Dans un monde qui change, il faut manager autrement et placer l'homme au centre de l'action et non pas l'argent. Le talent doit se substituer à la cupidité. Les générations montantes sont moins «dociles» que les générations qui les ont précédées. L'argent a moins de prise sur elles que la démonstration. Il s'agit d'une génération 2.0. Les jeunes manipulent le clavier avec leurs deux mains et font appel aux deux hémisphères de leur cerveau. Ils se déplacent avec leurs deux pieds, un pied droit et un pied gauche, le garçon et la fille, le lettré et l'illettré, le pauvre et le riche. La hiérarchie verticale a perdu son crédit. Les parents ont perdu l'ascendance sur leurs enfants, les patrons sur leurs employés, les journaux sur leurs lecteurs. Du «trop vide» de la langue de bois au «trop plein» d'Internet, les médias traditionnels perdent pied. Ils ne savent pas à quel saint se vouer. C'est la fin des idéologies matérialistes et le recul des religions monothéistes. En terre chrétienne, on se remet à la science et à la conscience de chacun. En terre d'Islam, on ne sait pas à quel saint se vouer ; d'une main on signe un pacte avec le diable et de l'autre on implore Dieu de nous venir en aide.

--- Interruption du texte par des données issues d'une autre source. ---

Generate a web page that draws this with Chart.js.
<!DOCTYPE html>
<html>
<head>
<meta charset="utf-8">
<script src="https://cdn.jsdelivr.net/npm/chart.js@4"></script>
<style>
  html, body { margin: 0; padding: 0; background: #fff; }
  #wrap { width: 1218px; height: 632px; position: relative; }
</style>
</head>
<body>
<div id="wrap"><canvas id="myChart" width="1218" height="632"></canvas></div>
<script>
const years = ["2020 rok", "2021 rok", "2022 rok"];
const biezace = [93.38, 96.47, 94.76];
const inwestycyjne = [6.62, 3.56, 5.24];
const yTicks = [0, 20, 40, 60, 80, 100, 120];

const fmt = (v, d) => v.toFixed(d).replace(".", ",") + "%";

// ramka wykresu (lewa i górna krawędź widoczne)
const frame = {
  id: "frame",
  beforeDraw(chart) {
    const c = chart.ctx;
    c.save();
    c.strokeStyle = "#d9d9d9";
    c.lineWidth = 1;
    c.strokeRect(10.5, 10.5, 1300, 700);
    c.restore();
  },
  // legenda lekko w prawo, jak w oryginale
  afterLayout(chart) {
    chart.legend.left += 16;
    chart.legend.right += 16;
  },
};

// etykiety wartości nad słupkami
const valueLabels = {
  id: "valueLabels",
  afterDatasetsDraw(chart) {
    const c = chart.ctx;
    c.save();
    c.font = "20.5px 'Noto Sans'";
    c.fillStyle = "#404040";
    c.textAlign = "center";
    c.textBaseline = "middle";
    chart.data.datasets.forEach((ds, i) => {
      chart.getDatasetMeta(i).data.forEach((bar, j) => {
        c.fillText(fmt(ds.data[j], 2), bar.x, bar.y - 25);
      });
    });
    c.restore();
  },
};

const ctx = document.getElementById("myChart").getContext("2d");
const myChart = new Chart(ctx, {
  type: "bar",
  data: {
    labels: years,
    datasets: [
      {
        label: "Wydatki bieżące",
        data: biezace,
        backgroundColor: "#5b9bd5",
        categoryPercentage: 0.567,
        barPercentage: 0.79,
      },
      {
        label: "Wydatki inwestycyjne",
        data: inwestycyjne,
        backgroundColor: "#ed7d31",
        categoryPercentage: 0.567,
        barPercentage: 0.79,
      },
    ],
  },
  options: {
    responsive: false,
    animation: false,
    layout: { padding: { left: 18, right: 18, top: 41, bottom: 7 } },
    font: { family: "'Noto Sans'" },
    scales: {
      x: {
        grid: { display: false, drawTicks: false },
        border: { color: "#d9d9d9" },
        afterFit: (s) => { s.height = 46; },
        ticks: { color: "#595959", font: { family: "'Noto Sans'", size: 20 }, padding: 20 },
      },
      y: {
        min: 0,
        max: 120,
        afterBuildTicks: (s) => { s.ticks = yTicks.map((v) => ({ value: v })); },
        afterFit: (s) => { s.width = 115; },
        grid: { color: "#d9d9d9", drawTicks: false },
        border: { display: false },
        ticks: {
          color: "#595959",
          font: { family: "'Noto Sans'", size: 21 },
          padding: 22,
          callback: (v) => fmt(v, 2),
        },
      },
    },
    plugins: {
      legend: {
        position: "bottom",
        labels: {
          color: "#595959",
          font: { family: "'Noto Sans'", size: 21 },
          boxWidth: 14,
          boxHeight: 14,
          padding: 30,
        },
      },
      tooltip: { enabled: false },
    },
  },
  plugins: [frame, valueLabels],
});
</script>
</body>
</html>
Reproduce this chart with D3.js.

Les valeurs fortes d'une société sont le respect de la dignité accordée équitablement à tous les individus qui la composent et les chances accordées à chacun pour réaliser son potentiel. Aucune société au monde ne refuse ces idéaux. Or, dans une société où la majorité de la population est composée de jeunes de moins de trente ans, désœuvrés, marginalisés, humiliés, brimés par les aînés, bafoués dans leur dignité et frustrés dans leurs désirs, le Covid-19 trouve un terrain propice à son action dévastatrice, encouragé en cela par les forces hostiles au pays. La jeunesse semble vouloir l'égalité comme un droit, un droit à l'emploi, au logement, à la vie. Bref, un droit perçu comme une manière de parvenir à l'âge adulte. De plus, elle doute des capacités de l'Etat à résoudre ses problèmes existentiels. La réponse nous semble être dans ce proverbe «Dieu nous donne des mains, mais ne bâtit pas les ponts». L'homme dresse des murs pour séparer les peuples au lieu de construire des ponts pour rapprocher les peuples. Aujourd'hui, les jeunes vivent dans un monde virtuel sans frontières, ils veulent en faire un monde réel sans fioritures. Le monde des idées n'a pas de frontières. «Merci, mon Dieu, pour mon ordinateur. Quand il n'y a personne avec qui parler, je peux parler avec moi-même» Beyonce Knowles.